• Direction:
Wherever the word "matplotlib" shows up in a line, please copy that line.

(Entries with chart source code)
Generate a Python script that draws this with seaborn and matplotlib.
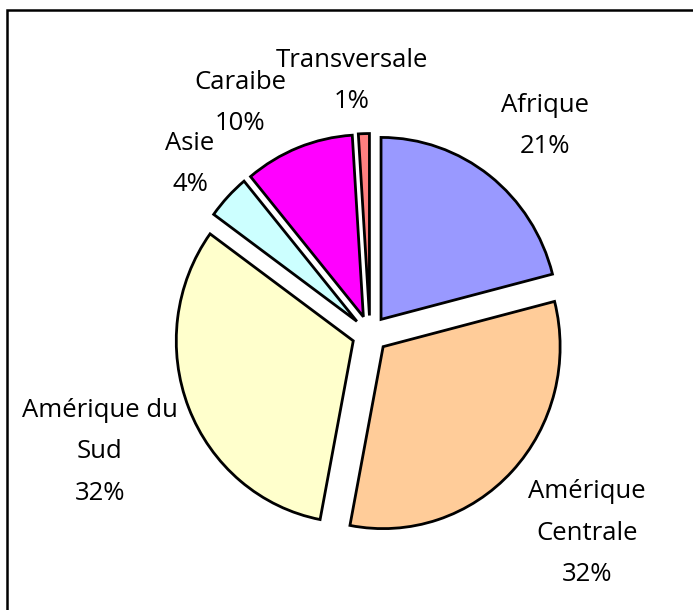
import matplotlib
matplotlib.use("Agg")
import matplotlib.pyplot as plt
import seaborn as sns
from matplotlib.patches import Rectangle

sns.set_style("white")
plt.rcParams['font.family'] = ['Open Sans', 'DejaVu Sans']

# données
categories = ["Afrique", "Amérique Centrale", "Amérique du Sud", "Asie", "Caraibe", "Transversale"]
valeurs = [21, 32, 32, 4, 10, 1]
etiquettes = ["Afrique\n21%", "Amérique\nCentrale\n32%", "Amérique du\nSud\n32%", "Asie\n4%", "Caraibe\n10%", "Transversale\n1%"]
couleurs = ["#9999FF", "#FFCC99", "#FFFFCC", "#CCFFFF", "#FF00FF", "#FF8080"]

# positions des étiquettes (pixels)
pos_etiquettes = [(545, 126), (587, 533), (100, 452), (190, 164), (240, 103), (352, 81)]

# le camembert est un peu étiré verticalement
sy = 1.028

fig = plt.figure(figsize=(6.93, 6.10), dpi=100)
ax = fig.add_axes([0, 0, 1, 1])
ax.axis("off")

ax.pie(valeurs, colors=couleurs, startangle=90, counterclock=False,
       explode=[18] * len(valeurs), radius=177, center=(370, (610 - 334) / sy),
       wedgeprops=dict(edgecolor="black", linewidth=2))

for txt, (x, y) in zip(etiquettes, pos_etiquettes):
    ax.text(x, (610 - y) / sy, txt, ha="center", va="center", fontsize=18.5,
            linespacing=1.85, color="black")

ax.set_aspect("auto")
ax.set_xlim(0, 693)
ax.set_ylim(0, 610 / sy)

# cadre
fig.add_artist(Rectangle((7 / 693, -0.05), 1.0, 1.05 - 10 / 610, transform=fig.transFigure,
                         fill=False, edgecolor="black", linewidth=1.8))

fig.savefig("out.png", dpi=100)
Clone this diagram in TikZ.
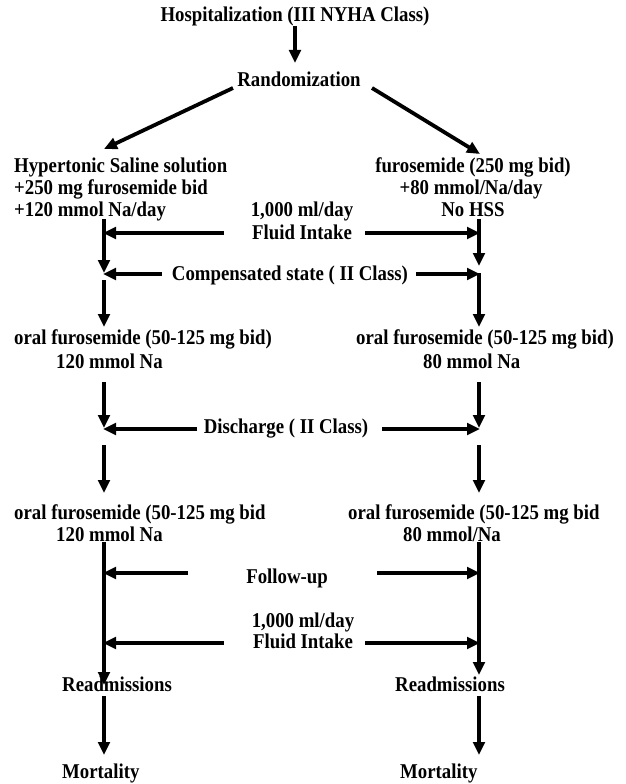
\documentclass[tikz,border=0pt]{standalone}
\usepackage{fontspec}
\setmainfont{Liberation Serif}
\usetikzlibrary{arrows.meta}
\tikzset{
  lbl/.style={inner sep=0pt, yscale=1.12, font=\fontsize{18.8}{22}\selectfont\bfseries},
  arr/.style={line width=3.8pt, -{Triangle[length=13pt,width=11.5pt]}}
}
\begin{document}
\begin{tikzpicture}[x=1pt,y=-1pt]
\useasboundingbox (0,0) rectangle (626,784);
% texts
\node[lbl,anchor=base] (hosp) at (295,22) {Hospitalization (III NYHA Class)};
\node[lbl,anchor=base] (rand) at (299,86) {Randomization};
\node[lbl,anchor=base west] (hyp1) at (14,172) {Hypertonic Saline solution};
\node[lbl,anchor=base west] (hyp2) at (14,194) {+250 mg furosemide bid};
\node[lbl,anchor=base west] (hyp3) at (14,216) {+120 mmol Na/day};
\node[lbl,anchor=base] (fur1) at (473,172) {furosemide (250 mg bid)};
\node[lbl,anchor=base] (fur2) at (471,194) {+80 mmol/Na/day};
\node[lbl,anchor=base] (nohss) at (473,216) {No HSS};
\node[lbl,anchor=base] (fia) at (302,216) {1,000 ml/day};
\node[lbl,anchor=base] (fib) at (302,239) {Fluid Intake};
\node[lbl,anchor=base] (comp) at (290,280) {Compensated state ( II Class)};
\node[lbl,anchor=base west] (oral1L) at (14,344) {oral furosemide (50-125 mg bid)};
\node[lbl,anchor=base west] (na1L) at (56,368) {120 mmol Na};
\node[lbl,anchor=base west] (oral1R) at (356,344) {oral furosemide (50-125 mg bid)};
\node[lbl,anchor=base west] (na1R) at (423,368) {80 mmol Na};
\node[lbl,anchor=base] (disc) at (286,433) {Discharge ( II Class)};
\node[lbl,anchor=base west] (oral2L) at (14,519) {oral furosemide (50-125 mg bid};
\node[lbl,anchor=base west] (na2L) at (56,541) {120 mmol Na};
\node[lbl,anchor=base west] (oral2R) at (348,519) {oral furosemide (50-125 mg bid};
\node[lbl,anchor=base west] (na2R) at (403,541) {80 mmol/Na};
\node[lbl,anchor=base] (follow) at (287,583) {Follow-up};
\node[lbl,anchor=base] (fic) at (303,627) {1,000 ml/day};
\node[lbl,anchor=base] (fid) at (303,648) {Fluid Intake};
\node[lbl,anchor=base west] (readL) at (62,691) {Readmissions};
\node[lbl,anchor=base west] (readR) at (395,691) {Readmissions};
\node[lbl,anchor=base west] (mortL) at (62,778) {Mortality};
\node[lbl,anchor=base west] (mortR) at (400,778) {Mortality};
% coordinates
\coordinate (h0) at (295,26); \coordinate (h1) at (295,63);
\coordinate (dl0) at (233,88); \coordinate (dl1) at (104,149);
\coordinate (dr0) at (372,88); \coordinate (dr1) at (480,154);
% left column
\coordinate (L1a) at (104,219); \coordinate (L1b) at (104,273);
\coordinate (L2a) at (104,280); \coordinate (L2b) at (104,327);
\coordinate (L3a) at (104,382); \coordinate (L3b) at (104,428);
\coordinate (L4a) at (104,445); \coordinate (L4b) at (104,493);
\coordinate (L5a) at (104,542); \coordinate (L5b) at (104,685);
\coordinate (L6a) at (104,696); \coordinate (L6b) at (104,755);
% right column
\coordinate (R1a) at (479,219); \coordinate (R1b) at (479,266);
\coordinate (R2a) at (479,273); \coordinate (R2b) at (479,327);
\coordinate (R3a) at (479,382); \coordinate (R3b) at (479,428);
\coordinate (R4a) at (479,445); \coordinate (R4b) at (479,493);
\coordinate (R5a) at (479,542); \coordinate (R5b) at (479,675);
\coordinate (R6a) at (479,696); \coordinate (R6b) at (479,755);
% horizontal arrow start/ends
\coordinate (f1l) at (224,233); \coordinate (f1lt) at (103,233);
\coordinate (f1r) at (365,233); \coordinate (f1rt) at (480,233);
\coordinate (c1l) at (162,274); \coordinate (c1lt) at (103,274);
\coordinate (c1r) at (416,274); \coordinate (c1rt) at (480,274);
\coordinate (d1l) at (197,429); \coordinate (d1lt) at (103,429);
\coordinate (d1r) at (382,429); \coordinate (d1rt) at (480,429);
\coordinate (u1l) at (188,573); \coordinate (u1lt) at (103,573);
\coordinate (u1r) at (377,573); \coordinate (u1rt) at (480,573);
\coordinate (f2l) at (224,643); \coordinate (f2lt) at (103,643);
\coordinate (f2r) at (365,643); \coordinate (f2rt) at (480,643);
% connectors
\draw[arr] (h0) -- (h1);
\draw[arr] (dl0) -- (dl1);
\draw[arr] (dr0) -- (dr1);
\foreach \s in {1,...,6} {
  \draw[arr] (L\s a) -- (L\s b);
  \draw[arr] (R\s a) -- (R\s b);
}
\foreach \p in {f1,c1,d1,u1,f2} {
  \draw[arr] (\p l) -- (\p lt);
  \draw[arr] (\p r) -- (\p rt);
}
\end{tikzpicture}
\end{document}
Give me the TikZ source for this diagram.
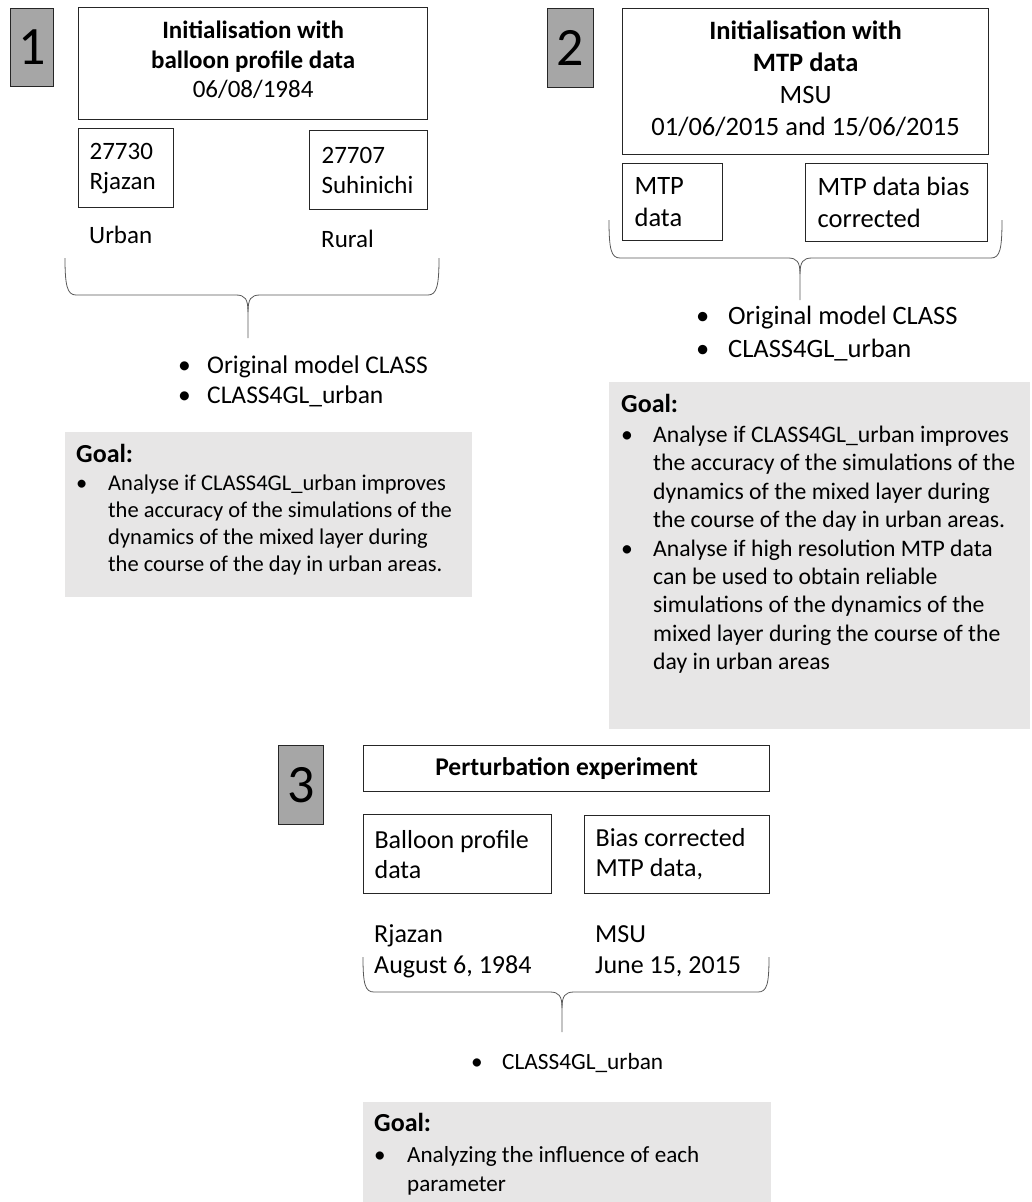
\documentclass[tikz,border=0pt]{standalone}
\usepackage{fontspec}
\setmainfont{Carlito}
\usetikzlibrary{positioning}
\definecolor{numgray}{HTML}{A6A6A6}
\definecolor{goalgray}{HTML}{E7E6E6}
\definecolor{framegray}{HTML}{262626}
\definecolor{bracegray}{HTML}{595959}
\newcommand{\bul}[1]{\makebox[#1][l]{\textbullet}}
\newcommand{\goalhead}{{\fontsize{26}{30}\selectfont\bfseries Goal:}}
\tikzset{
  numbox/.style={draw=framegray, fill=numgray, line width=1.2pt, anchor=north west, inner sep=0pt,
                 font=\fontsize{54}{60}\selectfont},
  titlebox/.style={draw=framegray, line width=1.2pt, anchor=north west, inner sep=0pt},
  titletxt/.style={align=center, inner sep=0pt},
  databox/.style={draw=framegray, line width=1.2pt, anchor=north west, align=flush left, inner ysep=0pt},
  goalbox/.style={fill=goalgray, anchor=north west, inner sep=0pt},
  txt/.style={anchor=north west, align=left, inner sep=0pt},
  wbrace/.style={draw=bracegray, line width=0.8pt},
}

\begin{document}
\begin{tikzpicture}[x=1pt, y=-1pt]
  \useasboundingbox (0,0) rectangle (1031,1202);

  % 1: balloon profiles
  \node[numbox, minimum width=43pt, minimum height=78pt] (num1) at (10,8) {1};
  \node[titlebox, minimum width=349pt, minimum height=112pt] (init1) at (78,7) {};
  \node[titletxt, font=\fontsize{25}{29.5}\selectfont] (init1txt) at ([yshift=3.5pt]init1.center)
    {\textbf{Initialisation with}\\\textbf{balloon profile data}\\06/08/1984};
  \node[databox, inner xsep=11pt, text width=73pt, minimum height=79pt, font=\fontsize{25}{30}\selectfont] (rjazan) at (78,128) {27730\\Rjazan};
  \node[databox, inner xsep=12pt, text width=94pt, minimum height=79pt, font=\fontsize{25}{30}\selectfont] (suhinichi) at (309,130) {27707\\Suhinichi};
  \node[txt, font=\fontsize{25}{30}\selectfont] (urban) at (89,226) {Urban};
  \node[txt, font=\fontsize{25}{30}\selectfont] (rural) at (321,230) {Rural};

  \draw[wbrace] (65,258) .. controls (65,285) and (67,295) .. (76,295) -- (236,295) .. controls (245,295) and (248,299) .. (248,312) -- (248,338);
  \draw[wbrace] (248,312) .. controls (248,299) and (251,295) .. (260,295) -- (428,295) .. controls (437,295) and (439,285) .. (439,258);

  \node[txt, font=\fontsize{25.5}{30}\selectfont] (models1) at (178,356)
    {\bul{29pt}Original model CLASS\\\bul{29pt}CLASS4GL\_urban};

  \node[goalbox, minimum width=407pt, minimum height=165pt] (goal1) at (65,432) {};
  \node[txt, font=\fontsize{22.5}{27}\selectfont] (goal1txt) at (76,444)
    {\goalhead\\[1pt]
     \bul{32pt}Analyse if CLASS4GL\_urban improves\\
     \hspace*{32pt}the accuracy of the simulations of the\\
     \hspace*{32pt}dynamics of the mixed layer during\\
     \hspace*{32pt}the course of the day in urban areas.};

  % 2: MTP data
  \node[numbox, minimum width=46pt, minimum height=79pt] (num2) at (547,8) {2};
  \node[titlebox, minimum width=366pt, minimum height=146pt] (init2) at (622,8) {};
  \node[titletxt, font=\fontsize{26.5}{32}\selectfont] (init2txt) at ([yshift=3pt]init2.center)
    {\textbf{Initialisation with}\\\textbf{MTP data}\\MSU\\01/06/2015 and 15/06/2015};
  \node[databox, inner xsep=12pt, text width=76pt, minimum height=77pt, font=\fontsize{26.5}{32}\selectfont] (mtp) at (622,163) {MTP\\data};
  \node[databox, inner xsep=12pt, text width=158pt, minimum height=78pt, font=\fontsize{26.5}{32}\selectfont] (mtpbias) at (805,163) {MTP data bias\\corrected};

  \draw[wbrace] (609,220) .. controls (609,249) and (611,258) .. (620,258) -- (788,258) .. controls (797,258) and (800,262) .. (800,274) -- (800,300);
  \draw[wbrace] (800,274) .. controls (800,262) and (803,258) .. (812,258) -- (991,258) .. controls (1000,258) and (1002,249) .. (1002,220);

  \node[txt, font=\fontsize{26.5}{33}\selectfont] (models2) at (696,306)
    {\bul{32pt}Original model CLASS\\\bul{32pt}CLASS4GL\_urban};

  \node[goalbox, minimum width=421pt, minimum height=347pt] (goal2) at (609,382) {};
  \node[txt, font=\fontsize{23.7}{28.4}\selectfont] (goal2txt) at (621,394)
    {\goalhead\\[1.6pt]
     \bul{32pt}Analyse if CLASS4GL\_urban improves\\
     \hspace*{32pt}the accuracy of the simulations of the\\
     \hspace*{32pt}dynamics of the mixed layer during\\
     \hspace*{32pt}the course of the day in urban areas.\\
     \bul{32pt}Analyse if high resolution MTP data\\
     \hspace*{32pt}can be used to obtain reliable\\
     \hspace*{32pt}simulations of the dynamics of the\\
     \hspace*{32pt}mixed layer during the course of the\\
     \hspace*{32pt}day in urban areas};

  % 3: perturbation
  \node[numbox, minimum width=45pt, minimum height=79pt] (num3) at (278,745) {3};
  \node[titlebox, minimum width=406pt, minimum height=46pt] (pert) at (363,745) {};
  \node[titletxt, font=\fontsize{25.5}{30}\selectfont\bfseries] (perttxt) at (pert.center) {Perturbation experiment};
  \node[databox, inner xsep=11pt, text width=166pt, minimum height=79pt, font=\fontsize{26}{30}\selectfont] (balloon) at (363,814) {Balloon profile\\data};
  \node[databox, inner xsep=11pt, text width=163pt, minimum height=78pt, font=\fontsize{26}{30}\selectfont] (biasmtp) at (584,815) {Bias corrected\\MTP data,};
  \node[txt, font=\fontsize{26}{31.5}\selectfont] (rjazan3) at (374,924) {Rjazan\\August 6, 1984};
  \node[txt, font=\fontsize{26}{31.5}\selectfont] (msu3) at (595,925) {MSU\\June 15, 2015};

  \draw[wbrace] (363,957) .. controls (363,984) and (365,992) .. (374,992) -- (550,992) .. controls (559,992) and (562,996) .. (562,1008) -- (562,1032);
  \draw[wbrace] (562,1008) .. controls (562,996) and (565,992) .. (574,992) -- (758,992) .. controls (767,992) and (769,984) .. (769,957);

  \node[txt, font=\fontsize{23.3}{28}\selectfont] (models3) at (471,1053) {\bul{31pt}CLASS4GL\_urban};

  \node[goalbox, minimum width=408pt, minimum height=100pt] (goal3) at (363,1102) {};
  \node[txt, font=\fontsize{23.1}{29}\selectfont] (goal3txt) at (374,1113)
    {\goalhead\\[2pt]
     \bul{33pt}Analyzing the influence of each\\
     \hspace*{33pt}parameter};
\end{tikzpicture}
\end{document}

• Task output:
Generate a Python script that draws this with seaborn and matplotlib.
import matplotlib
matplotlib.use("Agg")
import matplotlib.pyplot as plt
from matplotlib.patches import Rectangle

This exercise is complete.